In essence, you don’t need to be religious to enjoy the warming glories of religious art, whether these be from Boticelli, Mozart or McAloon.

Lyrically, this is a beautifully concise expression of the sublime. There is a wonderful line: “Who made that crystal form? Fragile yet resilient in a storm.” That sums up this song for me, there isn’t much in the way in wasted words. It has the simplicity and directness of a Baptist hymn. That said, I could do without the middle eight to be honest, it seems an afterthought. And when I heard Rod Stewart singing it, at first I thought it was too sparse and carelessly sung, a throwaway. But the more I listen to it, the more I like it.
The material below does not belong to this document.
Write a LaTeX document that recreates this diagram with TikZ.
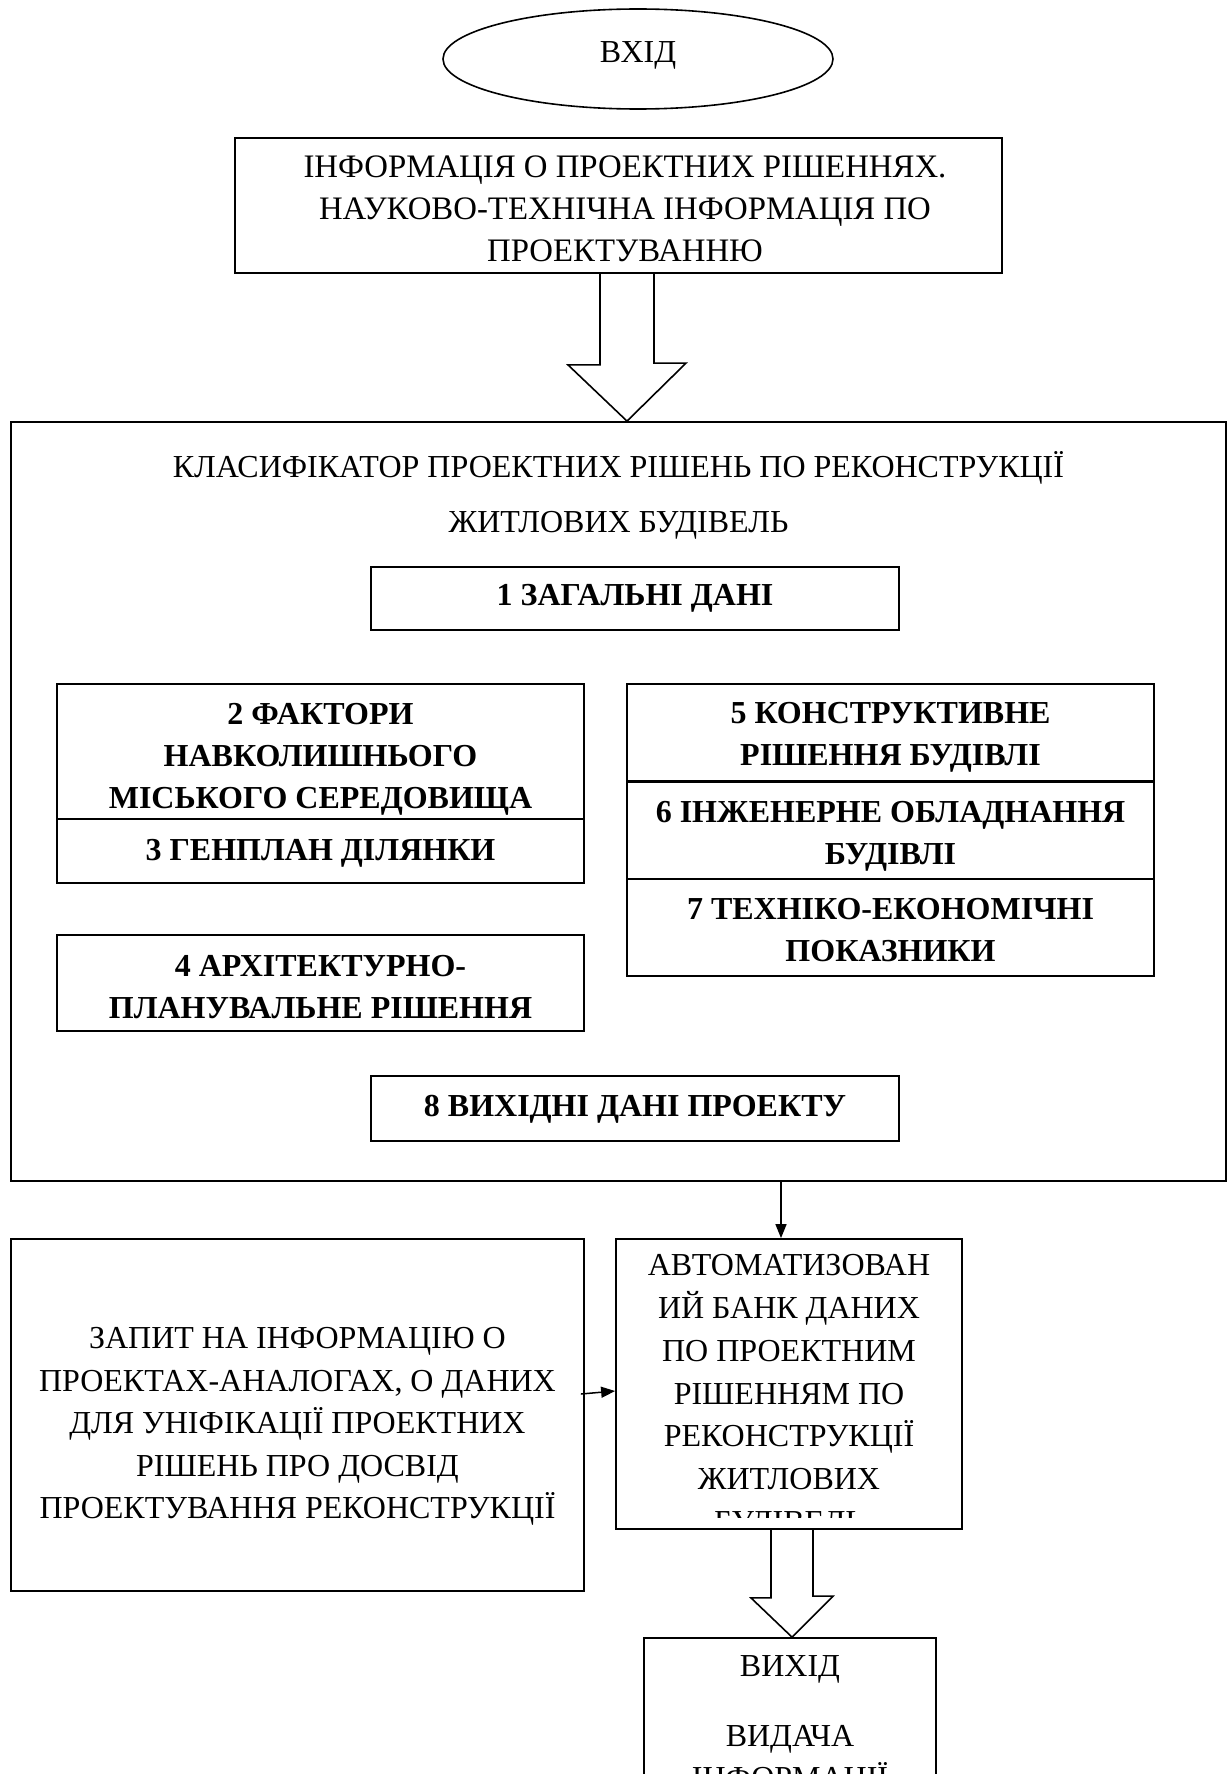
\documentclass[tikz,border=0pt]{standalone}
\usepackage{fontspec}
\setmainfont{Liberation Serif}
\usetikzlibrary{shapes.geometric,arrows.meta,calc}
\begin{document}
\begin{tikzpicture}[x=1pt,y=-1pt,
  box/.style={draw, line width=1.8pt, inner sep=0pt, rectangle},
  txt/.style={align=center, inner sep=0pt, font=\fontsize{32}{42.5}\selectfont},
  btxt/.style={align=center, inner sep=0pt, font=\fontsize{32}{42}\selectfont\bfseries},
  fat/.style={draw, line width=1.6pt, line join=miter},
  thin/.style={line width=1.5pt, -{Triangle[length=14pt,width=11pt]}}]
\useasboundingbox (0,0) rectangle (1229,1774);

% entry
\node[draw, ellipse, line width=1.6pt, minimum width=390pt, minimum height=100pt, inner sep=0pt] (start) at (638,59) {};
\node[txt] (tstart) at (638,54) {\strut ВХІД\strut};

% info box
\node[box, minimum width=767pt, minimum height=135pt] (info) at (618.5,205.5) {};
\node[txt, font=\fontsize{32.8}{42}\selectfont] (tinfo) at (625,211) {\strut ІНФОРМАЦІЯ О ПРОЕКТНИХ РІШЕННЯХ.\\НАУКОВО-ТЕХНІЧНА ІНФОРМАЦІЯ ПО\\ПРОЕКТУВАННЮ\strut};

% big classifier box
\node[box, minimum width=1215pt, minimum height=759pt] (big) at (618.5,801.5) {};
\node[txt] (title) at (618.5,496.5) {\strut КЛАСИФІКАТОР ПРОЕКТНИХ РІШЕНЬ ПО РЕКОНСТРУКЦІЇ\\[12.5pt]ЖИТЛОВИХ БУДІВЕЛЬ\strut};

% fat arrow 1
\draw[fat] ($(info.south)+(-18.5,0)$) -- ++(0,91) -- ++(-32,0) -- ($(big.north)+(8.5,0)$) -- ++(59,-58) -- ++(-32,0) -- ++(0,-91);

% inner boxes
\node[box, minimum width=528pt, minimum height=63pt] (b1) at (635,598.5) {};
\node[btxt] (t1) at (635,597) {\strut 1 ЗАГАЛЬНІ ДАНІ\strut};

\node[box, minimum width=527pt, minimum height=135pt] (b2) at (320.5,751.5) {};
\node[btxt] (t2) at (320.5,758) {\strut 2 ФАКТОРИ\\НАВКОЛИШНЬОГО\\МІСЬКОГО СЕРЕДОВИЩА\strut};

\node[box, minimum width=527pt, minimum height=64pt] (b3) at (320.5,851) {};
\node[btxt] (t3) at (320.5,852) {\strut 3 ГЕНПЛАН ДІЛЯНКИ\strut};

\node[box, minimum width=527pt, minimum height=96pt] (b4) at (320.5,983) {};
\node[btxt] (t4) at (320.5,989) {\strut 4 АРХІТЕКТУРНО-\\ПЛАНУВАЛЬНЕ РІШЕННЯ\strut};

\node[box, minimum width=527pt, minimum height=97pt] (b5) at (890.5,732.5) {};
\node[btxt] (t5) at (890.5,736.5) {\strut 5 КОНСТРУКТИВНЕ\\РІШЕННЯ БУДІВЛІ\strut};

\node[box, minimum width=527pt, minimum height=98pt] (b6) at (890.5,830) {};
\node[btxt] (t6) at (890.5,835.5) {\strut 6 ІНЖЕНЕРНЕ ОБЛАДНАННЯ\\БУДІВЛІ\strut};
\draw[line width=3pt] (b5.south west) -- (b5.south east);

\node[box, minimum width=527pt, minimum height=97pt] (b7) at (890.5,927.5) {};
\node[btxt] (t7) at (890.5,932.5) {\strut 7 ТЕХНІКО-ЕКОНОМІЧНІ\\ПОКАЗНИКИ\strut};

\node[box, minimum width=528pt, minimum height=65pt] (b8) at (635,1108.5) {};
\node[btxt] (t8) at (635,1108) {\strut 8 ВИХІДНІ ДАНІ ПРОЕКТУ\strut};

% query box
\node[box, minimum width=573pt, minimum height=352pt] (query) at (297.5,1415) {};
\node[txt] (tquery) at (297.5,1425) {\strut ЗАПИТ НА ІНФОРМАЦІЮ О\\ПРОЕКТАХ-АНАЛОГАХ, О ДАНИХ\\ДЛЯ УНІФІКАЦІЇ ПРОЕКТНИХ\\РІШЕНЬ ПРО ДОСВІД\\ПРОЕКТУВАННЯ РЕКОНСТРУКЦІЇ\strut};

% bank box
\node[box, minimum width=346pt, minimum height=290pt] (bank) at (789,1384) {};
\begin{scope}
\clip (618,1241) rectangle (960,1517);
\node[txt, font=\fontsize{32}{42.8}\selectfont] (tbank) at (789,1395.5) {\strut АВТОМАТИЗОВАН\\ИЙ БАНК ДАНИХ\\ПО ПРОЕКТНИМ\\РІШЕННЯМ ПО\\РЕКОНСТРУКЦІЇ\\ЖИТЛОВИХ\\БУДІВЕЛЬ\strut};
\end{scope}

% output box
\begin{scope}
\clip (0,0) rectangle (1229,1774);
\node[box, minimum width=292pt, minimum height=192pt] (out) at (790,1734) {};
\node[txt] (tout) at (790,1724) {\strut ВИХІД\\[27.5pt]ВИДАЧА\\ІНФОРМАЦІЇ\strut};
\end{scope}

% connectors
\draw[thin] ($(big.south)+(162.5,0)$) -- ($(bank.north)+(-8,0)$);
\draw[thin] ($(query.east)+(-4,-21)$) -- ($(bank.west)+(0,7)$);
\draw[fat] ($(bank.south)+(-18,0)$) -- ++(0,68) -- ++(-20,0) -- ($(out.north)+(2,0)$) -- ++(41,-41) -- ++(-20,0) -- ++(0,-68);
\end{tikzpicture}
\end{document}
It was ever thus with Paddy’s songs.

There’s now enough in the “Spike Lee” version and this to start constructing a mental image of how Paddy would sing this. And a very lovely picture it is too. Let’s hope he plays his normal trick when someone releases a cover and does it his way somehow. Or Spike Lee can be persuaded to release the soundtrack.

I’m next away on long haul at the end of October. Who knows when an artist is at work?
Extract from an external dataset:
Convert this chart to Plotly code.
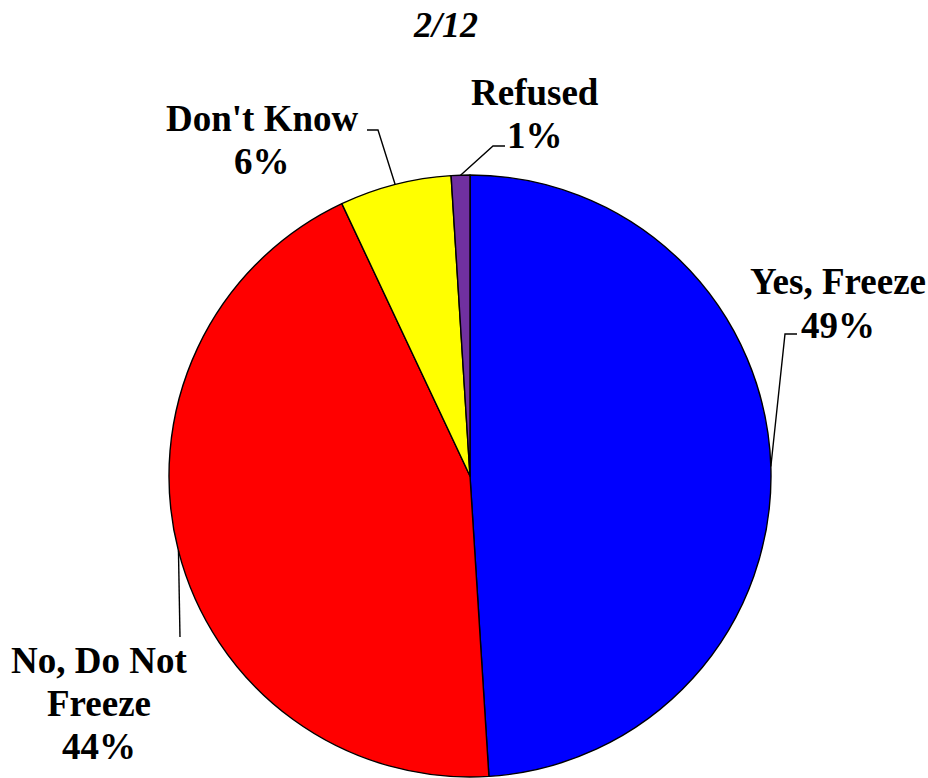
import math

import plotly.graph_objects as go

labels = ["Yes, Freeze", "No, Do Not Freeze", "Don't Know", "Refused"]
label_lines = [["Yes, Freeze", "49%"], ["No, Do Not", "Freeze", "44%"],
               ["Don't Know", "6%"], ["Refused", "1%"]]
values = [49, 44, 6, 1]
colors = ["#0000FF", "#FF0000", "#FFFF00", "#7030A0"]
title = "2/12"

W, H = 928, 778
CX, CY, R = 470, 476, 301  # pie centre and radius in pixels
FONT = "Liberation Serif, Times New Roman, serif"
LINE_GAP = 43


def px(x, y):
    return x / W, 1 - y / H


# centre of first label line and leader elbows (pixels)
label_pos = [(838, 282), (99, 660), (262, 118), (535, 92)]
elbows = [[(785, 334), (797, 334)],
          [(180, 637)],
          [(378, 130), (367, 130)],
          [(493, 146), (505, 146)]]

fig = go.Figure()
x0, y0 = px(CX - R, CY + R)
x1, y1 = px(CX + R, CY - R)
fig.add_trace(go.Pie(
    labels=labels, values=values, sort=False, direction="clockwise", rotation=0,
    marker=dict(colors=colors, line=dict(color="black", width=1.4)),
    textinfo="none", hoverinfo="label+percent", showlegend=False,
    domain=dict(x=[x0, x1], y=[y0, y1]),
))

total = sum(values)
cum = 0
for val, lines, (lx, ly), elbow in zip(values, label_lines, label_pos, elbows):
    theta = 2 * math.pi * (cum + val / 2) / total
    cum += val
    ex, ey = CX + R * math.sin(theta), CY - R * math.cos(theta)
    pts = [px(ex, ey)] + [px(a, b) for a, b in elbow]
    path = "M " + " L ".join(f"{a},{b}" for a, b in pts)
    fig.add_shape(type="path", path=path, xref="paper", yref="paper",
                  line=dict(color="black", width=1.4))
    for i, line in enumerate(lines):
        ax, ay = px(lx, ly + i * LINE_GAP)
        fig.add_annotation(x=ax, y=ay, xref="paper", yref="paper", text=f"<b>{line}</b>",
                           showarrow=False, xanchor="center", yanchor="middle",
                           font=dict(family=FONT, size=37, color="black"))

tx, ty = px(445, 25)
fig.add_annotation(x=tx, y=ty, xref="paper", yref="paper", text=f"<b><i>{title}</i></b>",
                   showarrow=False, xanchor="center", yanchor="middle",
                   font=dict(family=FONT, size=36, color="black"))

fig.update_layout(width=W, height=H, margin=dict(l=0, r=0, t=0, b=0),
                  paper_bgcolor="white", plot_bgcolor="white")
fig.write_html("out.html", config={"displayModeBar": False},
               post_script="document.body.style.margin = '0';")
Here’s both versions we have.

And here are the lyrics, courtesy of Mick L.

Who designed the snowflake?
Who made the planets spin?
Who came up with newborn baby skin?
Who created seasons, the cycle of rebirth?
Who introduced the oceans to the earth?

Well whoever made the snowflakes, made shadows where doubts lurk.
I suspect an artist is at work
I know when an artist is at work

Who designed the snowflake?
Who made that crystal form?
Fragile, yet resilient in a storm
Who designed the snowflake?
I look for clues, for hints
For traces of the craftsman’s fingerprints.
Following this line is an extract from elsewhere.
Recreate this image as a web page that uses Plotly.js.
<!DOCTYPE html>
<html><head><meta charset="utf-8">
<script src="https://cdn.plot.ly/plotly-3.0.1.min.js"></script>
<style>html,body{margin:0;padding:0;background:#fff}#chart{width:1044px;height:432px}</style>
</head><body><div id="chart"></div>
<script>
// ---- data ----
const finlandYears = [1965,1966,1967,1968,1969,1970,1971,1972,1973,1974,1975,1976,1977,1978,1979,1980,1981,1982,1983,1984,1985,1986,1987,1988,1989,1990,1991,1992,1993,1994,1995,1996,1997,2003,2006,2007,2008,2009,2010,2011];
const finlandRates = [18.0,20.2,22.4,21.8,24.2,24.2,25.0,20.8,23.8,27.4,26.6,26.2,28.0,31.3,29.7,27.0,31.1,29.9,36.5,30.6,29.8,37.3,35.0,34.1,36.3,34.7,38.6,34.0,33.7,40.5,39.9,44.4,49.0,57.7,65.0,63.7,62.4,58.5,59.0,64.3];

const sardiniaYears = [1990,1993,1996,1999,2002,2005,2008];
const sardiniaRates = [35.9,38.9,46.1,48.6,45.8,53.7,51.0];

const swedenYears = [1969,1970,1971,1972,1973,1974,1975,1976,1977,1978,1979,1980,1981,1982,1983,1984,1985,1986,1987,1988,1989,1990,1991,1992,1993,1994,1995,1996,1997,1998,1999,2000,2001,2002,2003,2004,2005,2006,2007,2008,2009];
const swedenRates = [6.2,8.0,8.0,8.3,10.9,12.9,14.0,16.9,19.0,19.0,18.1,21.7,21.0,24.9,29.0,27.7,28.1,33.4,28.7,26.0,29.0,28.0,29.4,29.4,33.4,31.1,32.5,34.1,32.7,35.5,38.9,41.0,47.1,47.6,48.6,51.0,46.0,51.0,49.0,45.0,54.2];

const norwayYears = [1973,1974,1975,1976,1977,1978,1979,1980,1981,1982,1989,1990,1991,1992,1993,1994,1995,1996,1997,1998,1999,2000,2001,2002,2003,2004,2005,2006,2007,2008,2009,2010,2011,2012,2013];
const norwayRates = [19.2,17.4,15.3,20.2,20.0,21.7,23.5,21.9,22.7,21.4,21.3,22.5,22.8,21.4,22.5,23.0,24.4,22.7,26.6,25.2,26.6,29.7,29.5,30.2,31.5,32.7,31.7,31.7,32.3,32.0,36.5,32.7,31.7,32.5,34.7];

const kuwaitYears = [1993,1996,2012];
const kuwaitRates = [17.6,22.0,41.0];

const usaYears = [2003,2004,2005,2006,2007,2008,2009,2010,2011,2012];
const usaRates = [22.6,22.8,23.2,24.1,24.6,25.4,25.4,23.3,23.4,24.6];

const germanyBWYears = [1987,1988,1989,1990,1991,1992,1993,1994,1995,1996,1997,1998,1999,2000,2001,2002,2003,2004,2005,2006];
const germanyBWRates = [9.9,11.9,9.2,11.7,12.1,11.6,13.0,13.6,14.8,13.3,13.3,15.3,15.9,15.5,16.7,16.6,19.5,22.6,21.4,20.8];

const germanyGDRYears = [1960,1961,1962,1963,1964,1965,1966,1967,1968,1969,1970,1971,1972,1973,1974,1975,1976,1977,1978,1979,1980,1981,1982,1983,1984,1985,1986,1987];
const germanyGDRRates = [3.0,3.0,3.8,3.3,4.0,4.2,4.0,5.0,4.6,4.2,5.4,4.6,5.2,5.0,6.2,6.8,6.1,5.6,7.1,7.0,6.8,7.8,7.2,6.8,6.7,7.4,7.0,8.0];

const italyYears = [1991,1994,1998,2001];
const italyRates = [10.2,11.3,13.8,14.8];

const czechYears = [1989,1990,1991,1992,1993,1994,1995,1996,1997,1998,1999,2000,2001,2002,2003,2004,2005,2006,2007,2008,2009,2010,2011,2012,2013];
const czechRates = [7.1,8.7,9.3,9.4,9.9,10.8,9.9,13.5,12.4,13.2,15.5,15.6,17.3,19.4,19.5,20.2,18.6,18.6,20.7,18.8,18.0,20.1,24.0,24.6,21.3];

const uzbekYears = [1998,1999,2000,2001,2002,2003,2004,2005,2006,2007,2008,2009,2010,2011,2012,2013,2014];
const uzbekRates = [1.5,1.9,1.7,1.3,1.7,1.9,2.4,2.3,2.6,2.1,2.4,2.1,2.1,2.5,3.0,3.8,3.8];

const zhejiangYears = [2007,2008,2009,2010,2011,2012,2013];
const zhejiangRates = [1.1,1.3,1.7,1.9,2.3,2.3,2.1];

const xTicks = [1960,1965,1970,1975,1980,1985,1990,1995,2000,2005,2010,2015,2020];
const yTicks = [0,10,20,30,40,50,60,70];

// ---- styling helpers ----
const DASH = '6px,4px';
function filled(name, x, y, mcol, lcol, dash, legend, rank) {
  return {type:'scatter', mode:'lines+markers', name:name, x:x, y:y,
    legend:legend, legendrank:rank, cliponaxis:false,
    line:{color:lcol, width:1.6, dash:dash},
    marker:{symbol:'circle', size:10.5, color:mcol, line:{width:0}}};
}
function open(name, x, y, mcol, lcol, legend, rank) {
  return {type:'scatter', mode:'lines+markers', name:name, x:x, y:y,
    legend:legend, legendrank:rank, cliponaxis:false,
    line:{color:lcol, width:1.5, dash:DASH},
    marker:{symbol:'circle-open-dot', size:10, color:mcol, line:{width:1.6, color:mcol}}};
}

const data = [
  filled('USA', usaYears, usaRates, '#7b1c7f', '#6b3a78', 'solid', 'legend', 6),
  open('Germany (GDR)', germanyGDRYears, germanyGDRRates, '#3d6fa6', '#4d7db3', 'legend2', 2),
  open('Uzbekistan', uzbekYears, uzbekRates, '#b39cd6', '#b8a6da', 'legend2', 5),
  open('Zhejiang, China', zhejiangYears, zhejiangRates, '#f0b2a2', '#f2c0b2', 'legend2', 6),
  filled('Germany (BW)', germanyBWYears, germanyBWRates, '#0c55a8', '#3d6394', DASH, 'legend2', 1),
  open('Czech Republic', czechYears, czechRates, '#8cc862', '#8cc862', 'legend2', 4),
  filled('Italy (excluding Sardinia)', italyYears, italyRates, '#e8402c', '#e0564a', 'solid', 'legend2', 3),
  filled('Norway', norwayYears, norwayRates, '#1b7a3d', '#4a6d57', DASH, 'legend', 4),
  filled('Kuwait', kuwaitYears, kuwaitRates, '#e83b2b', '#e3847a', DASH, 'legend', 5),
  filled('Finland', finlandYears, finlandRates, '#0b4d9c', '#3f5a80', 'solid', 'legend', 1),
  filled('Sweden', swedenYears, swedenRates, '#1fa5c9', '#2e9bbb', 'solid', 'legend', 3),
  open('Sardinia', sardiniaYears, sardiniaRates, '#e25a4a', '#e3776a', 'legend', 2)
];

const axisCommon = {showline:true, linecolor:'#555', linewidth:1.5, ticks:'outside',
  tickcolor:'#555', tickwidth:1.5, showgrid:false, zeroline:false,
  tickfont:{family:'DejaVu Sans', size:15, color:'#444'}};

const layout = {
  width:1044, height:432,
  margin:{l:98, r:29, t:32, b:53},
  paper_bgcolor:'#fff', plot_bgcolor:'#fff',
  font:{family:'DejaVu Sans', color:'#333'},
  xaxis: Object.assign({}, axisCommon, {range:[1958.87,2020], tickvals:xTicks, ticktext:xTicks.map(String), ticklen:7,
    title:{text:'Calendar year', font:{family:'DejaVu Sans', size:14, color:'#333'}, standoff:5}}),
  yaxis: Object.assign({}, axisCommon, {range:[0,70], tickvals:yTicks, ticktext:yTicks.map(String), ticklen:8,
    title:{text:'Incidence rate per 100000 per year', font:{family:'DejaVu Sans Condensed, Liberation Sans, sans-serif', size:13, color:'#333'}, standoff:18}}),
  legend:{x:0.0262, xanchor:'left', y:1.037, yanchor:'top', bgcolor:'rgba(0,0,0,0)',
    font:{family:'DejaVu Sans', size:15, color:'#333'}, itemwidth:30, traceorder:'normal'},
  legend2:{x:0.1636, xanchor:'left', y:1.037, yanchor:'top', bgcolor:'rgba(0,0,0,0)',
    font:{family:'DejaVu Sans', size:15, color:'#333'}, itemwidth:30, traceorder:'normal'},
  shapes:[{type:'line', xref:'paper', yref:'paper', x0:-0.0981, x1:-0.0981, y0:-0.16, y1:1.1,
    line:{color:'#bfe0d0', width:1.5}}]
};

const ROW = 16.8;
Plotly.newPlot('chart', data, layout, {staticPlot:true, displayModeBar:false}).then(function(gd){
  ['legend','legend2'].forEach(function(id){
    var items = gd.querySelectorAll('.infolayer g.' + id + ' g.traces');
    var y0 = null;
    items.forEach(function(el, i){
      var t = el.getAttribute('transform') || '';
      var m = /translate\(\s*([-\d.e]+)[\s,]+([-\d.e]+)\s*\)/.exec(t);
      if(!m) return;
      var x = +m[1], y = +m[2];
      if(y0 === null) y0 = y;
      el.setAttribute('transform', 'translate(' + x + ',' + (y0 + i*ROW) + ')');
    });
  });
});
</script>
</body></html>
I don’t know who made the snowflake, so intricate, sublime.
But I can smell an artist every time.
Woah I can spot an artist every time

Did the darkness and the stars witness what happened long ago?
Did the darkness and the stars witness what happened long ago?
Perhaps only they know

Who invented the rainbow?
Who made the waterfall?
Who came up with newborn baby skin?

Some will tell you natures random
That beauty’s just a quirk
I believe an artist is at work
Shhhhhh an artist is at work
I say, look, a genius at work

 

7 thoughts

  1. I’m not a religious person myself, yet I’m amazed at the beauty of this song. I totally agree-you don’t need to be a religious person to enjoy art from a religious point of view. And Paddy’s point of view is mainly an artist’s , a poet’s, and he admits so himself, He said this in 2009:
    “There’s the vaguest of metaphors in there for the notion of a deity: if God was to speak, then music would be where you would find that voice. I’ve not nailed my mast to the flag of any particular denomination or point of view. I don’t know where I stand on belief. Whatever era we’re born, we think we have the definitive model of the way the universe is and our place in it. In the 19th century, they thought it was a mechanistic universe. The analogy now is a computer. And I just think it’s all wrong. Bob Dylan believes in God, and Richard Dawkins is never going to win an argument against Bob Dylan, cause you need a poet to discuss these things. So let’s just say I’m with Bob.”

  2. Nice to hear something new from Paddy (hard to believe Crimson/Red is about to reach it’s fifth birthday). Maybe it’s easier to hear Paddy’s version whilst watching the clip, as that is confusing.

    Also a tad weird hearing Rod singing a snowflake song when it’s only September.

  3. I like your point on ‘pushing the problem upstream’. Could one not say that the passage ‘Did the darkness and the stars witness what happened ling ago’ Be posing that very same question?

  4. I don’t necessarily see it as a ‘statement’ of the intelligent design case. I think it is more Paddy trying to come to terms with the mystery of life and death which, sure, is touched on in several other songs. To suggest that it is that, and its implication that the world was created 6,000 years ago rather than aeons ago, is in my eyes and from what I’ve garnered from his songs and interviews, misrepresenting his spiritual approach. It’s a pleading for knowledge and hope that there is something more to all this suffering: see Earth The Story So Far and Sound of Crying for his ongoing tussles.

  5. As you say, Tim, living off scraps. Still, lovely to have this. My wife always said she wanted to hear great singers cover some of Paddy’s songs – voila!